Il governo vuole tassare gli extra-profitti. E così legittima il salasso operato sui piccoli depositi

Il primo trimestre di quest’anno segna risultati record per le banche. I ricavi di sei importanti banche italiane registrano un incremento del 16 per cento, contro un aumento pari a zero dei costi. Rispetto al precedente trimestre, l’utile netto passa da 1.738 miliardi di euro a 5.041 miliardi di euro, più 190 per cento.

 

Il risultato è attribuibile alla crescita del 55 per cento del margine di interesse, grazie ai rialzi dei tassi di interesse da parte della Bce. È aumentata la forbice tra il costo dei prestiti a tasso di interesse variabile e quello della provvista finanziaria, lasciando invariata la remunerazione dei depositi della clientela.

 

Tale andamento è un fattore comune per tutte le banche del sistema. Una manna piovuta dal cielo, ma sulla pelle dei risparmiatori.

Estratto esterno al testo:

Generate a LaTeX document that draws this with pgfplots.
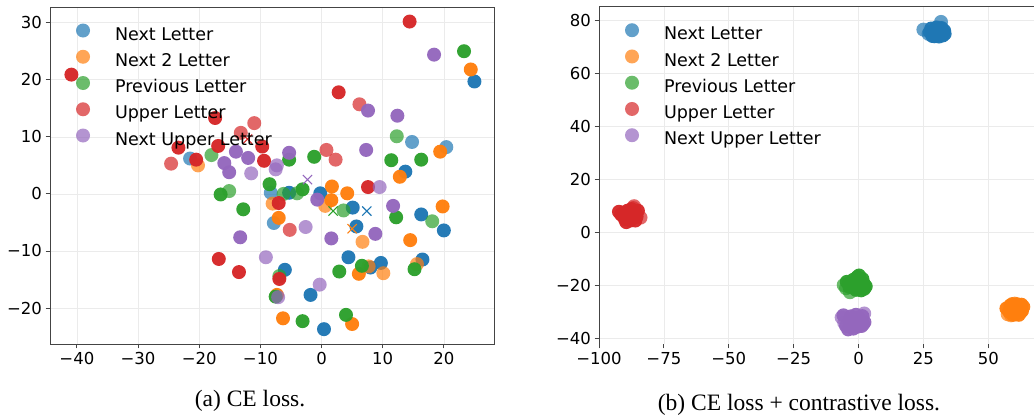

È stata applicata una sorta di automatismo monodirezionale che accresce inopinatamente la profittabilità.

 

È singolare che ci sia un gran silenzio intorno a un automatismo che allarga la forbice tra il costo dei prestiti e quello della provvista finanziaria. La logica vorrebbe che gli sbalzi dell’Euribor, la pietra di riferimento dei tassi dei prestiti, provocassero un pari automatismo nella remunerazione di chi deposita i risparmi per consentire alle banche di lavorare. Uno strabismo che fa rimpiangere la spirale prezzi-salari.

 

Questo meccanismo penalizza milioni di piccoli risparmiatori, i cui depositi non assommano mai a cifre significative. I grandi depositanti, invece, difficilmente seguono il comportamento della massa. Trasformano le somme depositate in investimenti finanziari alternativi, che rendono quattro o cinque volte di più di quello che la banca paga al risparmiatore «fedele per forza».

 

Negli ultimi sei mesi, non casualmente, 90 miliardi di euro di somme depositate hanno preso un’altra strada. Una piccola parte di esse sarà stata anche utilizzata per tamponare le falle causate dall’inflazione per acquistare il medesimo paniere della spesa. La maggior parte delle somme, diversamente, ha preso un’altra via. È il mercato.

 

È strano, tuttavia, che si assista a un plauso compiacente sui trionfali risultati delle banche dell’esercizio passato e su quelli del primo trimestre 2023. È strano, altresì, che gli occhi della suprema vigilanza (Bce) e della Banca d’Italia siano strabici nei confronti di un fenomeno noto.

 

Non si tratta di extra-profitti, come nel caso delle imprese che hanno sfruttato la guerra del gas e del petrolio. La richiesta di tassare gli extra-profitti delle banche del ministro dell’Economia, Giancarlo Giorgetti, non tiene conto della beffa subita dai risparmiatori. La presidente della Bce, Christine Lagarde, invece auspica: «Se crescono i tassi di interesse, le banche dovrebbero aumentare la remunerazione dei depositi», lasciando libere le parti di provvedere come se avessero la stessa capacità contrattuale.

 

Dato che il deposito bancario è disciplinato dal Codice civile (artt. 1834-1837), parrebbe opportuno che il governo emanasse un decreto legge che integri gli articoli citati, prevedendo l’adeguamento della remunerazione dei depositi a risparmio – come per i mutui a tasso di interesse variabile – a ogni variazione dei tassi di interesse decisa dalla Bce. La solidità delle banche sta a cuore a tutti. Non a queste condizioni, però.